TASK DESCRIPTION
Copy every line in which the string "seaborn" occurs.

•••

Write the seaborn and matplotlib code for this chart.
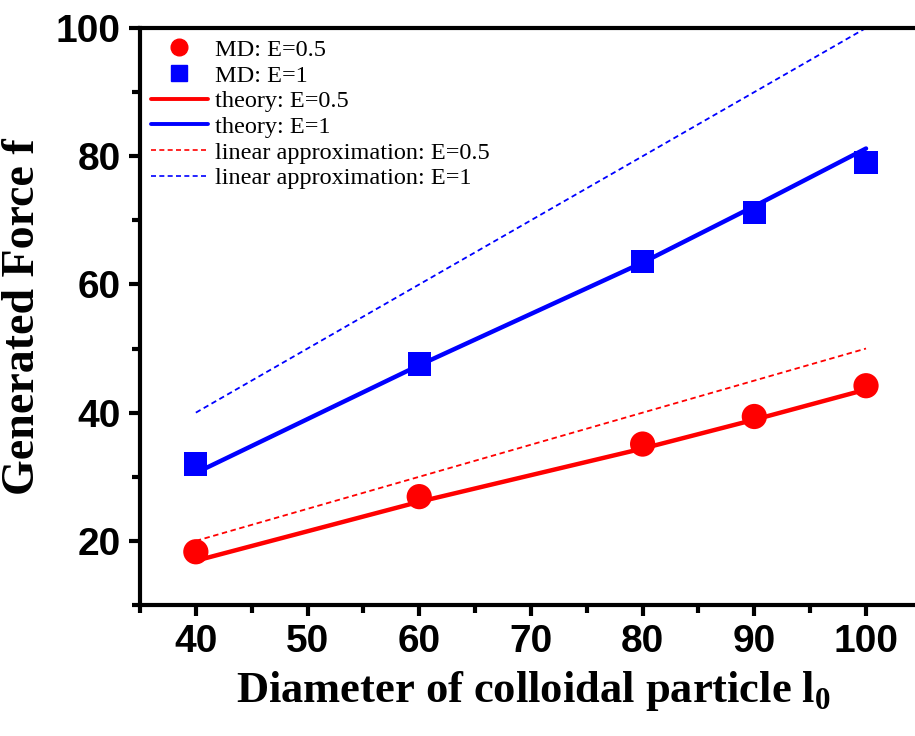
import matplotlib
matplotlib.use("Agg")
import matplotlib.pyplot as plt
import seaborn as sns
import pandas as pd
from matplotlib.ticker import MultipleLocator
from matplotlib.lines import Line2D

# ---- data ----
diameters = [40, 60, 80, 90, 100]
md_e05 = [18.3, 26.9, 35.1, 39.4, 44.2]
md_e1 = [32.0, 47.6, 63.6, 71.2, 79.0]
theory_e05 = [16.9, 26.1, 34.4, 38.9, 43.6]
theory_e1 = [30.6, 47.4, 63.4, 72.2, 81.2]
lin_x = [40, 100]
lin_e05 = [20, 50]
lin_e1 = [40, 100]

sns.set_theme(style="white")
plt.rcParams['font.family'] = ['Liberation Sans', 'DejaVu Sans']
plt.rcParams['text.color'] = 'black'
plt.rcParams['axes.labelcolor'] = 'black'
plt.rcParams['xtick.color'] = 'black'
plt.rcParams['ytick.color'] = 'black'
plt.rcParams['mathtext.fontset'] = 'custom'
plt.rcParams['mathtext.rm'] = 'Liberation Serif'
plt.rcParams['mathtext.bf'] = 'Liberation Serif:bold'

fig = plt.figure(figsize=(9.15, 7.36), dpi=100)
ax = fig.add_axes([0.153, 0.178, 0.86, 0.784])

df_md = pd.DataFrame({"x": diameters * 2,
                      "y": md_e05 + md_e1,
                      "s": ["MD: E=0.5"] * 5 + ["MD: E=1"] * 5})
df_th = pd.DataFrame({"x": diameters * 2,
                      "y": theory_e05 + theory_e1,
                      "s": ["theory: E=0.5"] * 5 + ["theory: E=1"] * 5})
df_lin = pd.DataFrame({"x": lin_x * 2,
                       "y": lin_e05 + lin_e1,
                       "s": ["linear approximation: E=0.5"] * 2 + ["linear approximation: E=1"] * 2})

red = "#ff0000"
blue = "#0000ff"

sns.lineplot(data=df_lin, x="x", y="y", hue="s", palette=[red, blue], ax=ax,
             linestyle=(0, (3, 2)), linewidth=1.3, legend=False, zorder=2)
sns.lineplot(data=df_th, x="x", y="y", hue="s", palette=[red, blue], ax=ax,
             linewidth=3.2, legend=False, zorder=3)
sns.scatterplot(data=df_md[df_md.s == "MD: E=0.5"], x="x", y="y", color=red,
                marker="o", s=330, edgecolor="none", ax=ax, zorder=4, legend=False)
sns.scatterplot(data=df_md[df_md.s == "MD: E=1"], x="x", y="y", color=blue,
                marker="s", s=280, edgecolor="none", ax=ax, zorder=4, legend=False)

handles = [
    Line2D([], [], color=red, marker="o", linestyle="none", markersize=12),
    Line2D([], [], color=blue, marker="s", linestyle="none", markersize=11),
    Line2D([], [], color=red, linewidth=2.8),
    Line2D([], [], color=blue, linewidth=2.8),
    Line2D([], [], color=red, linewidth=1.2, linestyle=(0, (3, 2))),
    Line2D([], [], color=blue, linewidth=1.2, linestyle=(0, (3, 2))),
]
labels = ["MD: E=0.5", "MD: E=1", "theory: E=0.5", "theory: E=1",
          "linear approximation: E=0.5", "linear approximation: E=1"]
ax.legend(handles, labels, loc="upper left", bbox_to_anchor=(0.0, 1.0),
          frameon=False, prop={"family": "Liberation Serif", "size": 17.5},
          handlelength=2.35, handletextpad=0.3, labelspacing=0.15,
          borderaxespad=0.25, borderpad=0.2)

ax.set_xlim(35, 105.45)
ax.set_ylim(10, 100)
ax.xaxis.set_major_locator(MultipleLocator(10))
ax.xaxis.set_minor_locator(MultipleLocator(5))
ax.yaxis.set_major_locator(MultipleLocator(20))
ax.yaxis.set_minor_locator(MultipleLocator(10))
ax.set_xticks([40, 50, 60, 70, 80, 90, 100])
ax.tick_params(axis="both", which="major", direction="out", length=8, width=3,
               labelsize=28, pad=6, bottom=True, left=True)
ax.tick_params(axis="both", which="minor", direction="out", length=6, width=3,
               bottom=True, left=True)
for lab in ax.get_xticklabels() + ax.get_yticklabels():
    lab.set_fontweight("bold")

for side in ["left", "bottom", "top"]:
    ax.spines[side].set_visible(True)
    ax.spines[side].set_linewidth(3)
    ax.spines[side].set_color("black")
ax.spines["right"].set_visible(False)

ax.set_xlabel("Diameter of colloidal particle l$_\\mathbf{0}$", fontsize=32,
              fontweight="bold", family="Liberation Serif", labelpad=6)
ax.set_ylabel("Generated Force f", fontsize=33, fontweight="bold",
              family="Liberation Serif", labelpad=8)

fig.savefig("out.png", dpi=100)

•••

CORRECT ANSWER
Write the seaborn and matplotlib code for this chart.
import seaborn as sns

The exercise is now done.